For collectors working with tighter budgets, the Silver Certificate transition story can be told very effectively using the $1 denominations. A circulated 1896 Educational $1 alongside an 1899 Black Eagle $1 makes the design philosophy contrast just as clear, at a fraction of the cost. The educational value of having both notes side by side, the allegorical complexity of the former against the sturdy simplicity of the latter, is considerable.
When purchasing any Educational series Silver Certificate, insist on notes certified by PCGS Currency or PMG. The market for cleaned, pressed, or repaired Educational notes is unfortunately active, and even experienced collectors can miss subtle restoration work without third-party grading. A genuine Fine-15 is almost always preferable to an apparent Extremely Fine-40 that has been pressed or washed, both in terms of integrity and long-term value stability.
Conclusion: The Tombstone’s Legacy
The Educational $10 Silver Certificate did not simply end.
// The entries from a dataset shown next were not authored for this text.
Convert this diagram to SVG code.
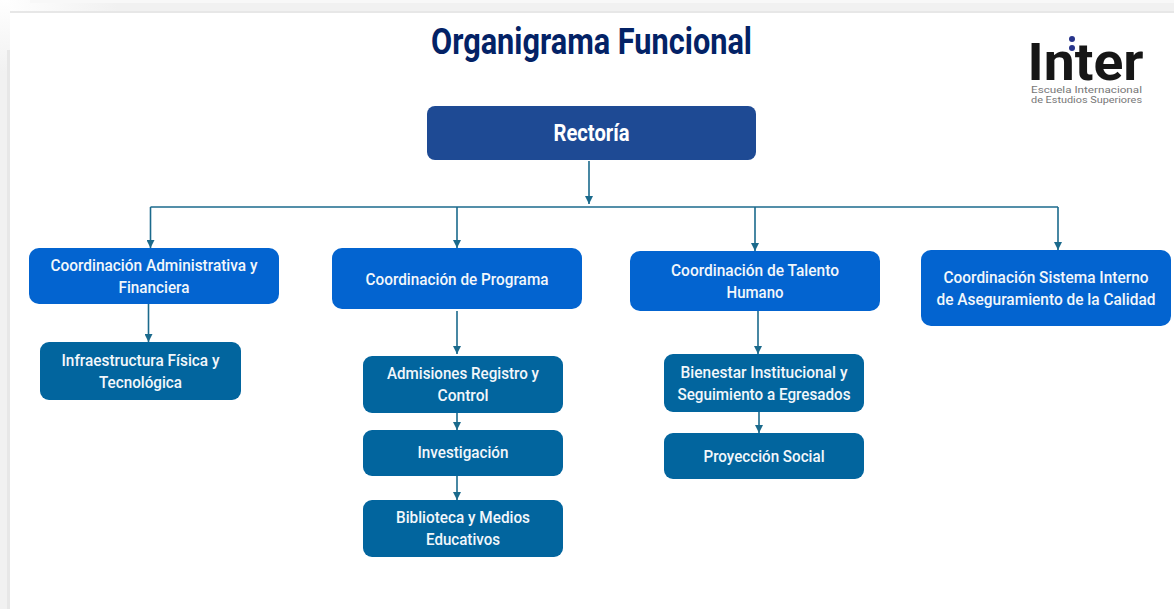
<svg xmlns="http://www.w3.org/2000/svg" width="1174" height="609" viewBox="0 0 1174 609">
<defs>
<linearGradient id="topFade" x1="0" y1="0" x2="1" y2="0"><stop offset="0" stop-color="#ffffff"/><stop offset="0.1" stop-color="#f1f1f1"/><stop offset="1" stop-color="#f1f1f1"/></linearGradient>
<linearGradient id="leftFade" x1="0" y1="0" x2="0" y2="1"><stop offset="0" stop-color="#ffffff"/><stop offset="0.12" stop-color="#f1f1f1"/><stop offset="1" stop-color="#f1f1f1"/></linearGradient>
<marker id="arrow" markerUnits="userSpaceOnUse" markerWidth="9" markerHeight="8" refX="8" refY="4" orient="auto"><path d="M0 0L8 4L0 8Z" fill="#1b6a8c"/></marker>
</defs>
<style>
text{font-family:"Roboto","Liberation Sans",sans-serif;text-anchor:middle}
.lb{font-size:16.500px;font-weight:500;fill:#f2f7fb}
.co{fill:#0364d0}.su{fill:#02659e}
.ln{fill:none;stroke:#1b6a8c;stroke-width:1.6}
.ar{marker-end:url(#arrow)}
</style>
<rect width="1174" height="609" fill="#ffffff"/>
<rect id="band-top" x="0" y="0" width="1174" height="13" fill="url(#topFade)"/>
<rect x="30" y="0" width="1144" height="3" fill="#f8f8f8"/>
<rect id="band-left" x="0" y="0" width="10" height="609" fill="url(#leftFade)"/>
<rect x="10" y="11" width="1164" height="2" fill="#e7e7e7"/>
<rect x="7" y="50" width="3" height="559" fill="#e7e7e7"/>
<g id="title"><text x="591.500" y="54" font-size="36" font-weight="700" fill="#032266" textLength="321" lengthAdjust="spacingAndGlyphs">Organigrama Funcional</text></g>
<g id="logo">
<text x="1085.500" y="80" font-size="51" font-weight="700" fill="#161616" textLength="116" lengthAdjust="spacingAndGlyphs">Inter</text>
<circle cx="1072" cy="39" r="3" fill="#27348b"/><circle cx="1072" cy="48" r="3" fill="#27348b"/>
<text x="1086.500" y="92.500" font-size="9.500" fill="#777777" textLength="111" lengthAdjust="spacingAndGlyphs">Escuela Internacional</text>
<text x="1086.500" y="102.500" font-size="9.500" fill="#777777" textLength="111" lengthAdjust="spacingAndGlyphs">de Estudios Superiores</text>
</g>
<g id="connectors">
<path class="ln ar" d="M589 161V204"/>
<path class="ln" d="M150.500 207H1058"/>
<path class="ln ar" d="M150.500 207V248"/>
<path class="ln ar" d="M457 207V248"/>
<path class="ln ar" d="M755 207V251"/>
<path class="ln ar" d="M1058 207V250"/>
<path class="ln ar" d="M148.500 304V342"/>
<path class="ln ar" d="M457 311V354"/>
<path class="ln ar" d="M457 412V430"/>
<path class="ln ar" d="M457 475V500"/>
<path class="ln ar" d="M758 311V354"/>
<path class="ln ar" d="M759 412V433"/>
</g>
<g id="rectoria"><rect x="427" y="106" width="329" height="54" rx="8" fill="#1e4a94"/><text x="591.500" y="141" font-size="23" font-weight="700" fill="#ffffff" textLength="76" lengthAdjust="spacingAndGlyphs">Rectoría</text></g>
<g id="coord-admin"><rect class="co" x="29" y="248" width="250" height="56" rx="10"/><text class="lb" x="154" y="271" textLength="207" lengthAdjust="spacingAndGlyphs">Coordinación Administrativa y</text><text class="lb" x="154" y="293" textLength="71" lengthAdjust="spacingAndGlyphs">Financiera</text></g>
<g id="coord-programa"><rect class="co" x="332" y="248" width="250" height="61" rx="10"/><text class="lb" x="457" y="285" textLength="183" lengthAdjust="spacingAndGlyphs">Coordinación de Programa</text></g>
<g id="coord-talento"><rect class="co" x="630" y="251" width="250" height="60" rx="10"/><text class="lb" x="755" y="276" textLength="168" lengthAdjust="spacingAndGlyphs">Coordinación de Talento</text><text class="lb" x="755" y="298" textLength="57" lengthAdjust="spacingAndGlyphs">Humano</text></g>
<g id="coord-sistema"><rect class="co" x="921" y="250" width="250" height="76" rx="10"/><text class="lb" x="1046" y="283" textLength="205" lengthAdjust="spacingAndGlyphs">Coordinación Sistema Interno</text><text class="lb" x="1046" y="305" textLength="219" lengthAdjust="spacingAndGlyphs">de Aseguramiento de la Calidad</text></g>
<g id="infraestructura"><rect class="su" x="40" y="342" width="201" height="58" rx="9"/><text class="lb" x="140.500" y="366" textLength="158" lengthAdjust="spacingAndGlyphs">Infraestructura Física y</text><text class="lb" x="140.500" y="388" textLength="83" lengthAdjust="spacingAndGlyphs">Tecnológica</text></g>
<g id="admisiones"><rect class="su" x="363" y="356" width="200" height="57" rx="9"/><text class="lb" x="463" y="379" textLength="152" lengthAdjust="spacingAndGlyphs">Admisiones Registro y</text><text class="lb" x="463" y="401" textLength="51" lengthAdjust="spacingAndGlyphs">Control</text></g>
<g id="investigacion"><rect class="su" x="363" y="430" width="200" height="46" rx="9"/><text class="lb" x="463" y="458" textLength="91" lengthAdjust="spacingAndGlyphs">Investigación</text></g>
<g id="biblioteca"><rect class="su" x="363" y="500" width="200" height="57" rx="9"/><text class="lb" x="463" y="523" textLength="134" lengthAdjust="spacingAndGlyphs">Biblioteca y Medios</text><text class="lb" x="463" y="545" textLength="74" lengthAdjust="spacingAndGlyphs">Educativos</text></g>
<g id="bienestar"><rect class="su" x="664" y="354" width="200" height="58" rx="9"/><text class="lb" x="764" y="378" textLength="167" lengthAdjust="spacingAndGlyphs">Bienestar Institucional y</text><text class="lb" x="764" y="400" textLength="173" lengthAdjust="spacingAndGlyphs">Seguimiento a Egresados</text></g>
<g id="proyeccion"><rect class="su" x="664" y="433" width="200" height="46" rx="9"/><text class="lb" x="764" y="462" textLength="121" lengthAdjust="spacingAndGlyphs">Proyección Social</text></g>
</svg>
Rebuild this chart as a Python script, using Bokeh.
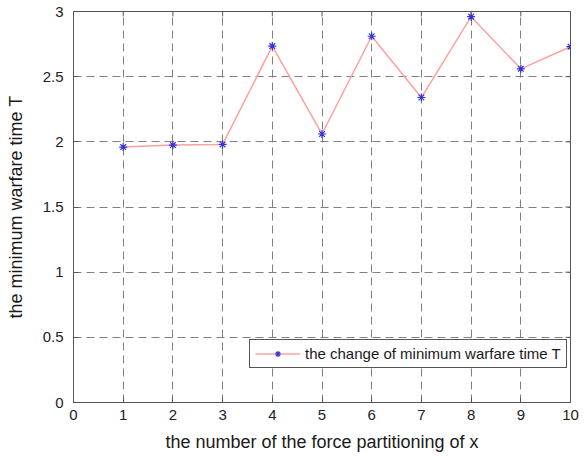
import math
from bokeh.plotting import figure
from bokeh.models import ColumnDataSource, FixedTicker, Range1d, Legend, LegendItem
from bokeh.embed import file_html
from bokeh.resources import INLINE

x_vals = [1, 2, 3, 4, 5, 6, 7, 8, 9, 10]
t_vals = [1.96, 1.975, 1.98, 2.735, 2.06, 2.81, 2.34, 2.96, 2.56, 2.73]
x_ticks = [0, 1, 2, 3, 4, 5, 6, 7, 8, 9, 10]
y_ticks = [0, 0.5, 1, 1.5, 2, 2.5, 3]
series_label = "the change of minimum warfare time T"

src = ColumnDataSource(data=dict(x=x_vals, y=t_vals))

FONT = "Liberation Sans"
FRAME = "#555555"

x_lo, x_hi = x_ticks[0], x_ticks[-1]
y_lo, y_hi = y_ticks[0], y_ticks[-1]

p = figure(width=584, height=456, output_backend="svg", toolbar_location=None,
           x_range=Range1d(x_lo, x_hi), y_range=Range1d(y_lo, y_hi),
           min_border_left=73, min_border_right=14, min_border_top=11, min_border_bottom=54)

p.outline_line_color = FRAME
p.outline_line_width = 1
p.background_fill_color = "white"

for ax, ticks in ((p.xaxis[0], x_ticks), (p.yaxis[0], y_ticks)):
    ax.ticker = FixedTicker(ticks=ticks)
    ax.major_tick_in = 5
    ax.major_tick_out = 0
    ax.minor_tick_line_color = None
    ax.axis_line_color = FRAME
    ax.major_tick_line_color = FRAME
    ax.major_label_text_font = FONT
    ax.major_label_text_font_size = "15px"
    ax.major_label_text_color = "#222222"
    ax.axis_label_text_font = FONT
    ax.axis_label_text_font_size = "18px"
    ax.axis_label_text_font_style = "normal"
    ax.axis_label_text_color = "#1a1a1a"

p.xaxis[0].axis_label = "the number of the force partitioning of x"
p.yaxis[0].axis_label = "the minimum warfare time T"
p.xaxis[0].major_label_standoff = 7
p.yaxis[0].major_label_standoff = 10
p.xaxis[0].axis_label_standoff = 9
p.yaxis[0].axis_label_standoff = 14

for g, ticks in ((p.xgrid[0], x_ticks), (p.ygrid[0], y_ticks)):
    g.ticker = FixedTicker(ticks=ticks)
    g.grid_line_color = "#808080"
    g.grid_line_dash = "8 5"
    g.grid_line_width = 1

# mirrored (box-style) tick marks on the top and right edges, clipped to the frame
p.scatter(x=x_ticks, y=[y_hi] * len(x_ticks), marker="dash", angle=math.pi / 2,
          size=10, line_color=FRAME, line_width=1)
p.scatter(x=[x_hi] * len(y_ticks), y=y_ticks, marker="dash",
          size=10, line_color=FRAME, line_width=1)

ln = p.line("x", "y", source=src, line_color="#ffa0a0", line_width=1.5)
sc = p.scatter("x", "y", source=src, marker="asterisk", size=8, line_color="#3434d8", line_width=1.2)

legend = Legend(items=[LegendItem(label=series_label, renderers=[ln, sc])],
                location=(176, 34))
legend.label_text_font = FONT
legend.label_text_font_size = "15px"
legend.label_text_color = "#1a1a1a"
legend.border_line_color = FRAME
legend.border_line_alpha = 1
legend.glyph_width = 45
legend.glyph_height = 15
legend.padding = 5
legend.spacing = 0
legend.margin = 0
legend.label_standoff = 5
legend.label_height = 15
legend.background_fill_alpha = 1
p.add_layout(legend)

open("out.html", "w").write(file_html(p, INLINE))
It transitioned, reluctantly and over a longer timeline than its $1 and $2 siblings, into the Series 1908 Hillegas note that represented everything the Educational series was not: practical, uncontroversial, economical to produce, and designed for a public that needed to identify its currency in seconds rather than admire it for minutes. The shift from the Tombstone design to the Hillegas portrait captures in miniature the larger story of American currency entering the modern era.
For numismatists, both ends of this transition are worth collecting. The Educational notes remain among the most breathtaking objects in American paper money history. The Series 1908 replacements, quieter and more austere, carry their own historical weight as the notes that answered the question the Treasury was asking after 1896: what should American currency look like going forward? The answer they gave shaped the next century of American paper money design.